If refgroup is None the calculations are performed to the center of the (changing) box.

• unwrap (bool) –

When unwrap = True, molecules that are broken due to the periodic boundary conditions are made whole.

If the input contains molecules that are already whole, speed up the calculation by disabling unwrap. To do so, use the flag -no-unwrap when using MAICoS from the command line, or use unwrap = False when using MAICoS from the Python interpreter.

Note: Molecules containing virtual sites (e.g. TIP4P water models) are not currently supported in MDAnalysis. In this case, you need to provide unwrapped trajectory files directly, and disable unwrap. Trajectories can be unwrapped, for example, using the trjconv command of GROMACS.

• concfreq (int) – When concfreq (for conclude frequency) is larger than 0, the conclude function is called and the output files are written every concfreq frames

• dim (int) – Dimension for binning (x=0, y=1, z=2).

• zmin (float) –

Minimal coordinate for evaluation (in Å) with respect to the center of mass of the refgroup.

If zmin=None, all coordinates down to the lower cell boundary are taken into account.

• zmax (float) –

Maximal coordinate for evaluation (in Å) with respect to the center of mass of the refgroup.

If zmax = None, all coordinates up to the upper cell boundary are taken into account.

• jitter (float) –

If jitter is not None, random numbers of the order of jitter (Å) are added to the atom positions.

The appilication of a jitter is rationalized in possible aliasing effects when histogramming data, i.e., for spatial profiles. These aliasing effects can be stabilized with the application of a numerical jitter. The jitter value should be about the precision of the trajectory and will not alter the results of the histogram.

You can estimate the precision of the positions in your trajectory with maicos.lib.util.trajectory_precision().
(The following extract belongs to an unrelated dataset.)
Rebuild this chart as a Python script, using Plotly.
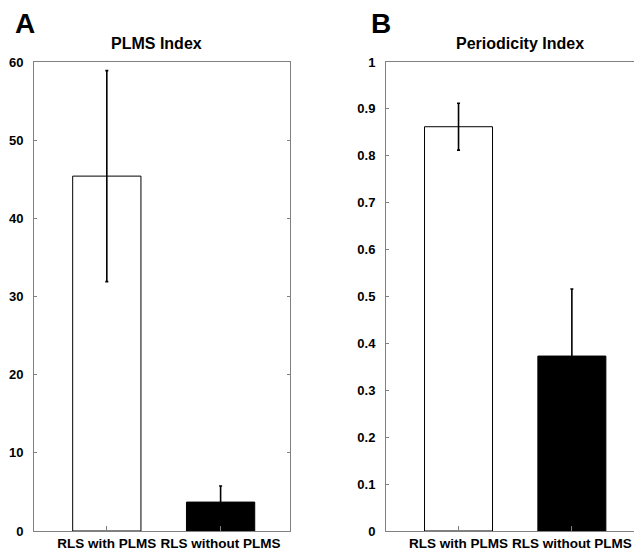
import plotly.graph_objects as go

categories = ["RLS with PLMS", "RLS without PLMS"]
plms_index = [45.4, 3.7]
plms_err = [13.5, 2.05]
periodicity = [0.862, 0.373]
periodicity_err = [0.05, 0.143]
bar_colors = ["white", "black"]

FONT = "Liberation Sans, Arial, sans-serif"

# page has an 8px body margin; figure is sized so it fits the 642x552 window
OFF = 8
W, H = 642 - OFF, 552 - OFF


def px(x):
    return (x - OFF) / W


def py(y):
    return 1 - (y - OFF) / H


fig = go.Figure()
fig.add_trace(go.Bar(
    x=categories, y=plms_index, width=0.6,
    marker=dict(color=bar_colors, line=dict(color="black", width=1)),
    error_y=dict(type="data", array=plms_err, visible=True, color="black", thickness=1.6, width=1.5),
    xaxis="x", yaxis="y", showlegend=False,
))
fig.add_trace(go.Bar(
    x=categories, y=periodicity, width=0.6,
    marker=dict(color=bar_colors, line=dict(color="black", width=1)),
    error_y=dict(type="data", array=periodicity_err, visible=True, color="black", thickness=1.6, width=1.5),
    xaxis="x2", yaxis="y2", showlegend=False,
))

xcommon = dict(showline=True, linecolor="#808080", linewidth=1, mirror=True,
               ticks="inside", ticklen=5, tickcolor="#808080", showgrid=False,
               zeroline=False, range=[-0.64, 1.61], type="category", automargin=False,
               tickfont=dict(family=FONT, size=13.5, color="black", weight="bold"))
ycommon = dict(showline=True, linecolor="#808080", linewidth=1, mirror="ticks",
               ticks="inside", ticklen=3, tickcolor="#808080", showgrid=False,
               zeroline=False, ticklabelstandoff=7, automargin=False,
               tickfont=dict(family=FONT, size=13, color="black", weight="bold"))


def label(text, x, y, size):
    return dict(text=text, x=px(x), y=py(y), xref="paper", yref="paper",
                xanchor="center", yanchor="middle", showarrow=False,
                font=dict(family=FONT, size=size, color="black", weight="bold"))


ydom = [py(531), py(62)]
fig.update_layout(
    width=W, height=H,
    margin=dict(l=0, r=0, t=0, b=0, autoexpand=False),
    paper_bgcolor="white", plot_bgcolor="white",
    bargap=0.4,
    xaxis=dict(domain=[px(34), px(290)], anchor="y", **xcommon),
    yaxis=dict(domain=ydom, anchor="x", range=[0, 60], dtick=10, **ycommon),
    xaxis2=dict(domain=[px(386), px(641)], anchor="y2", **xcommon),
    yaxis2=dict(domain=ydom, anchor="x2", range=[0, 1], dtick=0.1, **ycommon),
    annotations=[
        label("A", 25, 23, 28),
        label("B", 381, 23, 28),
        label("PLMS Index", 156, 44, 16),
        label("Periodicity Index", 520, 44, 16),
    ],
)

fig.write_html("out.html")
Note that if the precision is not the same for all frames, the smallest precision should be used.

• bin_width (float) – Width of the bins (in Å).

results.bin_pos#

Bin positions (in Å) ranging from zmin to zmax.

Type:

numpy.ndarray

results.bins#

distances to which the RDF is calculated with shape (rdf_nbins) (Å)

Type:

numpy.ndarray

results.rdf#

RDF with shape (rdf_nbins, n_bins) (1/Å^3)

Type:

np.ndrray

save()[source]#

Save results.